The incident led to a massive nationwide uproar as activists and Muslim civil rights groups like the Council on American-Islamic Relations (CAIR) claimed it was a case of Islamophobia. President Obama praised Mohamed and invited the teen to the White House.
But Mohamed and his defenders soon drew critics.
Jim Hanson, the CSP executive, said during an interview with Beck on his TV show on The Blaze that he believed the case was “a PR stunt.”
“It’s a RadioShack clock that he put in a briefcase, and in a briefcase it looks like a bomb,” Hanson argued. “They did that to create the exact scenario that played out.”
In an appearance on Fox News in Oct. 2015, Ben Shapiro, a former editor at Breitbart News, said he believed the “Clock Boy” case was “a hoax.”
“This was a setup and that President Obama fell for it because it confirms a couple of his pre-stated biases against police and against people who he perceives to be Islamaphobic,” he said.
A homemade clock made by Ahmed Mohamed. REUTERS/Irving Texas Police Department
A homemade clock made by Ahmed Mohamed. REUTERS/Irving Texas Police Department
David Yerushalmi, the senior counsel at American Freedom Law Center, which represents the Center for Security Policy, argued in court on Monday that Mohamed’s lawsuit was “a classic Strategic Lawsuit Against Public Participation or ‘SLAPP’ case and should be dismissed.”
Texas is one of 28 states that have laws protecting defendants against SLAPP cases.
According to CSP, Judge Moore, a Democrat, asked Mohamed’s lawyer, an attorney from Fort Worth named Susan Hutchison, to provide any facts that would support the claim that the defendants had said anything false or defamatory about the plaintiffs.
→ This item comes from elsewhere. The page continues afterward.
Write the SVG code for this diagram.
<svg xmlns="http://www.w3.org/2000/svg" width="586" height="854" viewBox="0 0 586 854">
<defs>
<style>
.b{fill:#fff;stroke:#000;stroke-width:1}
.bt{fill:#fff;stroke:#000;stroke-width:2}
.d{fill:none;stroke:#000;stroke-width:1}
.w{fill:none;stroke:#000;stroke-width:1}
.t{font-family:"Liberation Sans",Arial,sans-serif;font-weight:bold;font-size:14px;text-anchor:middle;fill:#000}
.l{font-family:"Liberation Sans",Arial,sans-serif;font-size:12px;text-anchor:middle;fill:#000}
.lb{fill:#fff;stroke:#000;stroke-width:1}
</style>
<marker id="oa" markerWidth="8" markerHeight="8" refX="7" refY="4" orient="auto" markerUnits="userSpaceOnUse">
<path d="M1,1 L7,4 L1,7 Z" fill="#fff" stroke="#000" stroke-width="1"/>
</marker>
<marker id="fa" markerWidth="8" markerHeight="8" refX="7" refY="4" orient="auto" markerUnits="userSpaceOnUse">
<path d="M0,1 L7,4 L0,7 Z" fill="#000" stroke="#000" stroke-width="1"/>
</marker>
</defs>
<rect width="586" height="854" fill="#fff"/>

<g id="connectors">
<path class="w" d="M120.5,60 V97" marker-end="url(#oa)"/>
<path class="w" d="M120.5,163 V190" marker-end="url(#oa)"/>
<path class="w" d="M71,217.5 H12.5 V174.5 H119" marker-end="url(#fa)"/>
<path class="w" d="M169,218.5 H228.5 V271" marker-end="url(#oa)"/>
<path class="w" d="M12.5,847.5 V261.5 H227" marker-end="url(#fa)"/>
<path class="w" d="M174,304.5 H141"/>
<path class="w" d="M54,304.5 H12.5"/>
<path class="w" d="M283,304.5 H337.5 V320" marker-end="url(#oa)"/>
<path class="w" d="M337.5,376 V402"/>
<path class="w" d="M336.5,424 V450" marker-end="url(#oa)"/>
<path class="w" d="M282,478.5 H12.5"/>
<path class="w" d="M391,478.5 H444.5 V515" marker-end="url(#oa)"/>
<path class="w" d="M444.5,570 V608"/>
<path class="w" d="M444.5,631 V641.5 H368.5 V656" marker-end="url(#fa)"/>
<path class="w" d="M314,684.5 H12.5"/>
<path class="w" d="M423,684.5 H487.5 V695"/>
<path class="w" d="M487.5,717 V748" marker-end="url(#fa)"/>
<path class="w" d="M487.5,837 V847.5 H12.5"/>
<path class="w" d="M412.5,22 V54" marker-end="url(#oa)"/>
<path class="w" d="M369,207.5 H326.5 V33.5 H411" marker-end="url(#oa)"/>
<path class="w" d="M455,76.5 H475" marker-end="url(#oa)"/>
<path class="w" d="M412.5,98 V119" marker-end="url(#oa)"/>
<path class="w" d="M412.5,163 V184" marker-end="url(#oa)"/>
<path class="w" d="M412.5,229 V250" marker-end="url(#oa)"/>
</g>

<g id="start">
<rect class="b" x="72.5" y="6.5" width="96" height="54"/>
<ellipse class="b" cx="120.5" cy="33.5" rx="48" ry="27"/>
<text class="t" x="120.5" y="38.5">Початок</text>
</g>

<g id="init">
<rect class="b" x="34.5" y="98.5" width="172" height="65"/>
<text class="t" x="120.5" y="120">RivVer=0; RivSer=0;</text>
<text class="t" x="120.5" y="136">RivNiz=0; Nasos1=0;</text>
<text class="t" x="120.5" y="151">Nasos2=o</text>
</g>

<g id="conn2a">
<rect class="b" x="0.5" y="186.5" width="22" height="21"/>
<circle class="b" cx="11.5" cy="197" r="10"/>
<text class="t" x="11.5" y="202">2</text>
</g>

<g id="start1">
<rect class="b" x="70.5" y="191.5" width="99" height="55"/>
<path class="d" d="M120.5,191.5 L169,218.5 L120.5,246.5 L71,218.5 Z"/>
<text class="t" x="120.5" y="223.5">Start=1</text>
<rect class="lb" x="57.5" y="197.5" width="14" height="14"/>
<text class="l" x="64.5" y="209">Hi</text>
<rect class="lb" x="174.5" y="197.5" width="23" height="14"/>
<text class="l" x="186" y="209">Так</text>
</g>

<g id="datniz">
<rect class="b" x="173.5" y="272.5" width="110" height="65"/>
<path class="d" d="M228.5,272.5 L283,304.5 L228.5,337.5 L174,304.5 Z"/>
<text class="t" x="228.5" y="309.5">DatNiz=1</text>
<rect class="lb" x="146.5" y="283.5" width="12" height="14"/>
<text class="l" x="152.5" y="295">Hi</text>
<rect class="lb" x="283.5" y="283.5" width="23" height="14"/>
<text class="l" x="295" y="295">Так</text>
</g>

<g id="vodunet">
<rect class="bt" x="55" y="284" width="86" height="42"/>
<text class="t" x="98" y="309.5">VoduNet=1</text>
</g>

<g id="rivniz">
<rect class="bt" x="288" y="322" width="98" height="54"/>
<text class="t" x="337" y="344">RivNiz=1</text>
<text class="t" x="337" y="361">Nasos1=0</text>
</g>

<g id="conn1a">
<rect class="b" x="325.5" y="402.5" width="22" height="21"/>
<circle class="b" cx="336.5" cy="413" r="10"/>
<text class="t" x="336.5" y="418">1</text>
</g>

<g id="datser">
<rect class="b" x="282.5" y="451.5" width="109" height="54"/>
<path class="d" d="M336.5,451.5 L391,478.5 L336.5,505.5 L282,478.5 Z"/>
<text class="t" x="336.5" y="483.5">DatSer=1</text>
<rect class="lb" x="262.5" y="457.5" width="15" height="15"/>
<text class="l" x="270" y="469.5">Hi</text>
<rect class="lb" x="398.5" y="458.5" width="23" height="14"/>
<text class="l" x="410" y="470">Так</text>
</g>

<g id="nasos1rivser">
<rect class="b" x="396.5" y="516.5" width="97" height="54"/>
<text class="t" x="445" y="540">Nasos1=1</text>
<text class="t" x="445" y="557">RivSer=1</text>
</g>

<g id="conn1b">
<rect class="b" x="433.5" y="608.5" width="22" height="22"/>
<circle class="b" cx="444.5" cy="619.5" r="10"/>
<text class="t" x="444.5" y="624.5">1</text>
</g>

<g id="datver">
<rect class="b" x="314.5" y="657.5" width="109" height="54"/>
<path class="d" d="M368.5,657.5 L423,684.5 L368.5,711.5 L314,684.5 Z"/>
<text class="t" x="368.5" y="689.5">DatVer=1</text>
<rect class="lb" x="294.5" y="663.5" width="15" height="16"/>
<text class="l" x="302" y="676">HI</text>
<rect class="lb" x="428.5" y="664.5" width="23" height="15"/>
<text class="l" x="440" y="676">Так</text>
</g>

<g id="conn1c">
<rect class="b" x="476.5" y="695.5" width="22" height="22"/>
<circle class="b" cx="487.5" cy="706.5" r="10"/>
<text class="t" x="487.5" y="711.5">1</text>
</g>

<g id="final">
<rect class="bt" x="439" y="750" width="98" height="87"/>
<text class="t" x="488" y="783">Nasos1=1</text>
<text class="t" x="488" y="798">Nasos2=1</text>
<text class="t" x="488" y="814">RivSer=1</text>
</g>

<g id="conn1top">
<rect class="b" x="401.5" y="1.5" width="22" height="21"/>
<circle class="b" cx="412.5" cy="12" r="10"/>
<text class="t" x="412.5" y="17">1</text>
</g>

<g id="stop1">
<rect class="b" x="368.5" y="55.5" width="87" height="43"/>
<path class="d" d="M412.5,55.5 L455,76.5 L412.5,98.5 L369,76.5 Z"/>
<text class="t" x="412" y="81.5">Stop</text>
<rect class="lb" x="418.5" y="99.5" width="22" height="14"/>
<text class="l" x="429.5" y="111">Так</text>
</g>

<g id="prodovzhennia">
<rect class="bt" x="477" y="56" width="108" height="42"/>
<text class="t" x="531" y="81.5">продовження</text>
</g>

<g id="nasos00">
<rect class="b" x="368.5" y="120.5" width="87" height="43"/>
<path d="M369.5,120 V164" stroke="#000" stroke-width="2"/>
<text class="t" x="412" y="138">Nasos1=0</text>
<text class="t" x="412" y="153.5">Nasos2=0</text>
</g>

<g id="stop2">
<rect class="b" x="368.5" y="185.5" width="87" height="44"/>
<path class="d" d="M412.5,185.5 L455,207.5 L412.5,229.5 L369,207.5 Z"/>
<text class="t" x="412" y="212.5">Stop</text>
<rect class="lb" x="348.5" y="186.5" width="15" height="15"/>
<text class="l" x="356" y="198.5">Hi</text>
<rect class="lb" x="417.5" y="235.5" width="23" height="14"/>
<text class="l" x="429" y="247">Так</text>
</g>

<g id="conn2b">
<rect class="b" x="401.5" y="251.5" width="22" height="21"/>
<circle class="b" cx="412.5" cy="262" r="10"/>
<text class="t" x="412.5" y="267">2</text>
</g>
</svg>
“After spending a painfully embarrassing 15 minutes flipping through reams of paper, Mohamed’s lawyer was unable to provide any such evidence,” CSP asserted in a press release.
Yerushalmi issued a scathing statement after Monday’s hearing alleging that the lawsuit is “yet another example of Islamist lawfare.”
He said that groups like CAIR use lawsuits and the mainstream media to label as “Islamophobic” any “public criticism of a sharia-centric, jihad-driven Islam.”
The Mohameds, who moved to Qatar for a brief time before returning to Texas, have a separate lawsuit pending against the Irving school district.